Although the prosecution argued that an 1897 law accomplished state ownership, the court held title did not completely vest with Mexico until enactment of the 1972 law, because only then did Mexico declare ownership of all pre-Columbian artefacts. The jury had not been instructed to determine when any of the pre-Columbian objects at issue had been exported from Mexico, or how to apply the relevant Mexican law to the export. Because of the improper jury instruction, the court remanded the controversy back to the Federal District Court. Although a temporary victory for the defendants, McClain I firmly established the applicability of the NSPA to pieces of cultural property emanating from nations which had vested title to these objects in the state, even where the objects have never been within the physical possession of the foreign government.
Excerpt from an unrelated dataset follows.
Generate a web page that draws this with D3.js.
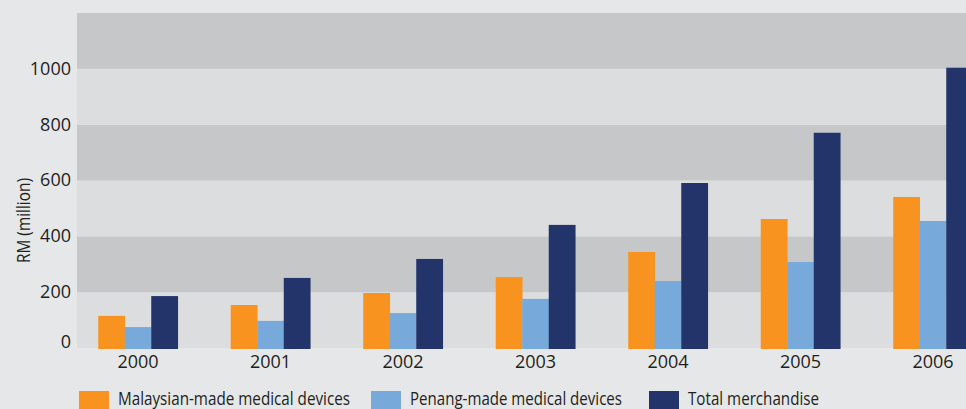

On remand, the defendants were once again convicted of violating the NSPA, and of conspiracy to violate the act. At the retrial, the prosecution was required to establish beyond a reasonable doubt that the defendants knew they were selling stolen objects. In McClain II, the court upheld the conspiracy conviction due to overwhelming evidence that the defendants intended to smuggle Mexican artefacts, clearly violating the 1972 Mexican Act, and by implication the NSPA. However, the conviction under the NSPA itself was overturned because of due process concerns. The District Court Judge and not the jury must determine questions of foreign law. As the 5th Circuit Court of Appeals reasoned, the most likely interpretation of the evidence by the jury led to the conclusion that Mexico deemed itself the owner of its pre-Columbian objects as early as 1897. However, that act was too vague to impose criminal liability upon a defendant under the “jurisprudential standards” of the United States.
The conviction of the McClain defendants for conspiracy to violate the NSPA firmly established that individuals may be convicted under the NSPA for dealing in objects that foreign states have nationalized. This ownership interest will be enforced by U.S. courts, despite the absence of any actual possession of the object by the foreign state.